# GIVEN RECORDS
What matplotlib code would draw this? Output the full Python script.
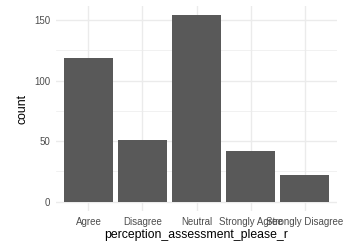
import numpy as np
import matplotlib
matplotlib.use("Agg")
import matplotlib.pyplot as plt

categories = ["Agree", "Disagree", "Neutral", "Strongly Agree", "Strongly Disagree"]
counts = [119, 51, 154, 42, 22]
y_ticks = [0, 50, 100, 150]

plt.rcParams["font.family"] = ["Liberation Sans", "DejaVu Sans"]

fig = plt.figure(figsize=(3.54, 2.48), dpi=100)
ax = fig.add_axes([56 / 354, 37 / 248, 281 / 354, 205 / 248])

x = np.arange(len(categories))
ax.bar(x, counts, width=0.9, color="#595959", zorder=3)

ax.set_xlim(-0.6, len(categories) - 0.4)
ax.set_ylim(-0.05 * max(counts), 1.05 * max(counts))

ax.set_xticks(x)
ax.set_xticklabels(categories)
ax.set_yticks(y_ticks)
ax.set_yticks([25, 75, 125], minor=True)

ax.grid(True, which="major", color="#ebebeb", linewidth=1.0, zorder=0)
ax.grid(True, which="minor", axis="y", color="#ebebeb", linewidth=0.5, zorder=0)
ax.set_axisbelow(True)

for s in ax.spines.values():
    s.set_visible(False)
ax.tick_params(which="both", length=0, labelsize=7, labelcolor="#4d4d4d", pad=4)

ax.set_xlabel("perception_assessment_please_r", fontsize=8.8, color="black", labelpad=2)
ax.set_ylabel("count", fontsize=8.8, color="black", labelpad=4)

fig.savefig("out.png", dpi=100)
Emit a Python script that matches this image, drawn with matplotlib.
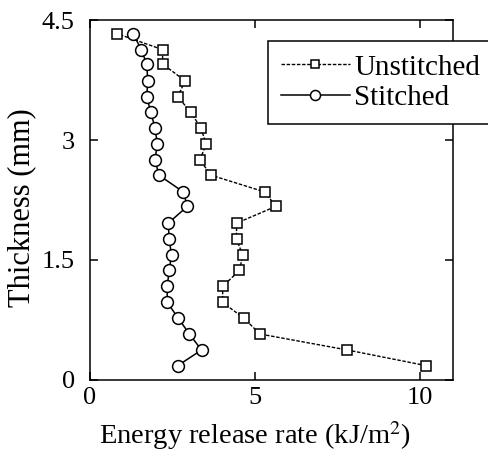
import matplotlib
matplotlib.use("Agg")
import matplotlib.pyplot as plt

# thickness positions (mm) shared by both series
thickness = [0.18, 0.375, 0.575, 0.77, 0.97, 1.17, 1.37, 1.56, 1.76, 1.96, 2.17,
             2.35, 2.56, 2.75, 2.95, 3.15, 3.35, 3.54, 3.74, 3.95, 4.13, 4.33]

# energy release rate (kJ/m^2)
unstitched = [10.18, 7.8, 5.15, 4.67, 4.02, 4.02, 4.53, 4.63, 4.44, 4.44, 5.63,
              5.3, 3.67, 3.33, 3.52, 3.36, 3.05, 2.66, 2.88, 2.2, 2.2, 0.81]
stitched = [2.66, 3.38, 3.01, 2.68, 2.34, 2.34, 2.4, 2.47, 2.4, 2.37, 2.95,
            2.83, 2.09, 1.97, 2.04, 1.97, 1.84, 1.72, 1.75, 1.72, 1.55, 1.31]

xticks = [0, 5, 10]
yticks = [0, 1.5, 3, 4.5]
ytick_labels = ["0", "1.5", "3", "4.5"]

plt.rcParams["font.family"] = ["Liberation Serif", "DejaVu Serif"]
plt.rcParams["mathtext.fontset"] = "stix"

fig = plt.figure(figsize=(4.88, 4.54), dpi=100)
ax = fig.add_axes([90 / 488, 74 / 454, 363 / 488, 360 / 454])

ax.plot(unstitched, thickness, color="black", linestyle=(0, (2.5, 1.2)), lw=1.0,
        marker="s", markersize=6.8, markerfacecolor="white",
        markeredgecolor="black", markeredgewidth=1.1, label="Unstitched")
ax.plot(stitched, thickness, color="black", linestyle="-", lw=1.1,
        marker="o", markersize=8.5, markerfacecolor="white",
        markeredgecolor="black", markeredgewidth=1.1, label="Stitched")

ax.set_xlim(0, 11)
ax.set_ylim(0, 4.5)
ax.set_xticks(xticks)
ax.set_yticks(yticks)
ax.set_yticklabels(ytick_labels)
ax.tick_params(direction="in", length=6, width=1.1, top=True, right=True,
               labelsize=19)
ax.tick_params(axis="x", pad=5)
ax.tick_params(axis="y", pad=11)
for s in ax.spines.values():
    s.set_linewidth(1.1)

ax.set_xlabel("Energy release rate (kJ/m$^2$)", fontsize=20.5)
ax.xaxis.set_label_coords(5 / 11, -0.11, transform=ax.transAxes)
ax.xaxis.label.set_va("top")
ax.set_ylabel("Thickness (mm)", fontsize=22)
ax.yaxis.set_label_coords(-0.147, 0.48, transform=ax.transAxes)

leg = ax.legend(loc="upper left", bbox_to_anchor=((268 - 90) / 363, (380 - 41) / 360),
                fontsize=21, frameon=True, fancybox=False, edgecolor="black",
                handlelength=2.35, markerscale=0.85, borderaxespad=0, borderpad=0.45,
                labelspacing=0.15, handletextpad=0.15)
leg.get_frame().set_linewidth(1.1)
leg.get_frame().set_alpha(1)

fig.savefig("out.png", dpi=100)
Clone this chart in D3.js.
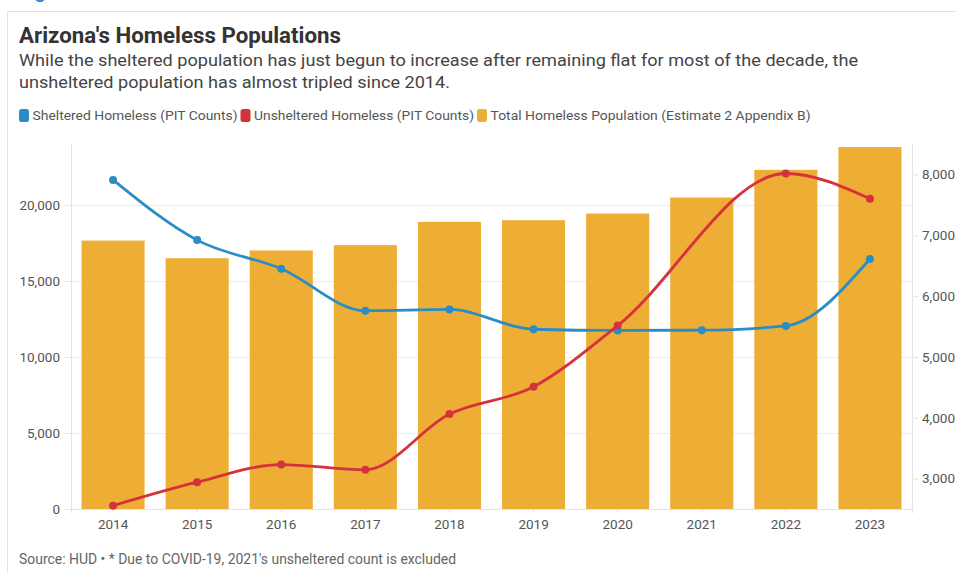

# DESCRIPTION OF THE TASK
Make a verbatim copy of all the entries and strip out the pictures.

# REPLY TO THE EXERCISE
What matplotlib code would draw this? Output the full Python script.
import numpy as np
import matplotlib
matplotlib.use("Agg")
import matplotlib.pyplot as plt

categories = ["Agree", "Disagree", "Neutral", "Strongly Agree", "Strongly Disagree"]
counts = [119, 51, 154, 42, 22]
y_ticks = [0, 50, 100, 150]

plt.rcParams["font.family"] = ["Liberation Sans", "DejaVu Sans"]

fig = plt.figure(figsize=(3.54, 2.48), dpi=100)
ax = fig.add_axes([56 / 354, 37 / 248, 281 / 354, 205 / 248])

x = np.arange(len(categories))
ax.bar(x, counts, width=0.9, color="#595959", zorder=3)

ax.set_xlim(-0.6, len(categories) - 0.4)
ax.set_ylim(-0.05 * max(counts), 1.05 * max(counts))

ax.set_xticks(x)
ax.set_xticklabels(categories)
ax.set_yticks(y_ticks)
ax.set_yticks([25, 75, 125], minor=True)

ax.grid(True, which="major", color="#ebebeb", linewidth=1.0, zorder=0)
ax.grid(True, which="minor", axis="y", color="#ebebeb", linewidth=0.5, zorder=0)
ax.set_axisbelow(True)

for s in ax.spines.values():
    s.set_visible(False)
ax.tick_params(which="both", length=0, labelsize=7, labelcolor="#4d4d4d", pad=4)

ax.set_xlabel("perception_assessment_please_r", fontsize=8.8, color="black", labelpad=2)
ax.set_ylabel("count", fontsize=8.8, color="black", labelpad=4)

fig.savefig("out.png", dpi=100)
Emit a Python script that matches this image, drawn with matplotlib.
import matplotlib
matplotlib.use("Agg")
import matplotlib.pyplot as plt

# thickness positions (mm) shared by both series
thickness = [0.18, 0.375, 0.575, 0.77, 0.97, 1.17, 1.37, 1.56, 1.76, 1.96, 2.17,
             2.35, 2.56, 2.75, 2.95, 3.15, 3.35, 3.54, 3.74, 3.95, 4.13, 4.33]

# energy release rate (kJ/m^2)
unstitched = [10.18, 7.8, 5.15, 4.67, 4.02, 4.02, 4.53, 4.63, 4.44, 4.44, 5.63,
              5.3, 3.67, 3.33, 3.52, 3.36, 3.05, 2.66, 2.88, 2.2, 2.2, 0.81]
stitched = [2.66, 3.38, 3.01, 2.68, 2.34, 2.34, 2.4, 2.47, 2.4, 2.37, 2.95,
            2.83, 2.09, 1.97, 2.04, 1.97, 1.84, 1.72, 1.75, 1.72, 1.55, 1.31]

xticks = [0, 5, 10]
yticks = [0, 1.5, 3, 4.5]
ytick_labels = ["0", "1.5", "3", "4.5"]

plt.rcParams["font.family"] = ["Liberation Serif", "DejaVu Serif"]
plt.rcParams["mathtext.fontset"] = "stix"

fig = plt.figure(figsize=(4.88, 4.54), dpi=100)
ax = fig.add_axes([90 / 488, 74 / 454, 363 / 488, 360 / 454])

ax.plot(unstitched, thickness, color="black", linestyle=(0, (2.5, 1.2)), lw=1.0,
        marker="s", markersize=6.8, markerfacecolor="white",
        markeredgecolor="black", markeredgewidth=1.1, label="Unstitched")
ax.plot(stitched, thickness, color="black", linestyle="-", lw=1.1,
        marker="o", markersize=8.5, markerfacecolor="white",
        markeredgecolor="black", markeredgewidth=1.1, label="Stitched")

ax.set_xlim(0, 11)
ax.set_ylim(0, 4.5)
ax.set_xticks(xticks)
ax.set_yticks(yticks)
ax.set_yticklabels(ytick_labels)
ax.tick_params(direction="in", length=6, width=1.1, top=True, right=True,
               labelsize=19)
ax.tick_params(axis="x", pad=5)
ax.tick_params(axis="y", pad=11)
for s in ax.spines.values():
    s.set_linewidth(1.1)

ax.set_xlabel("Energy release rate (kJ/m$^2$)", fontsize=20.5)
ax.xaxis.set_label_coords(5 / 11, -0.11, transform=ax.transAxes)
ax.xaxis.label.set_va("top")
ax.set_ylabel("Thickness (mm)", fontsize=22)
ax.yaxis.set_label_coords(-0.147, 0.48, transform=ax.transAxes)

leg = ax.legend(loc="upper left", bbox_to_anchor=((268 - 90) / 363, (380 - 41) / 360),
                fontsize=21, frameon=True, fancybox=False, edgecolor="black",
                handlelength=2.35, markerscale=0.85, borderaxespad=0, borderpad=0.45,
                labelspacing=0.15, handletextpad=0.15)
leg.get_frame().set_linewidth(1.1)
leg.get_frame().set_alpha(1)

fig.savefig("out.png", dpi=100)
Clone this chart in D3.js.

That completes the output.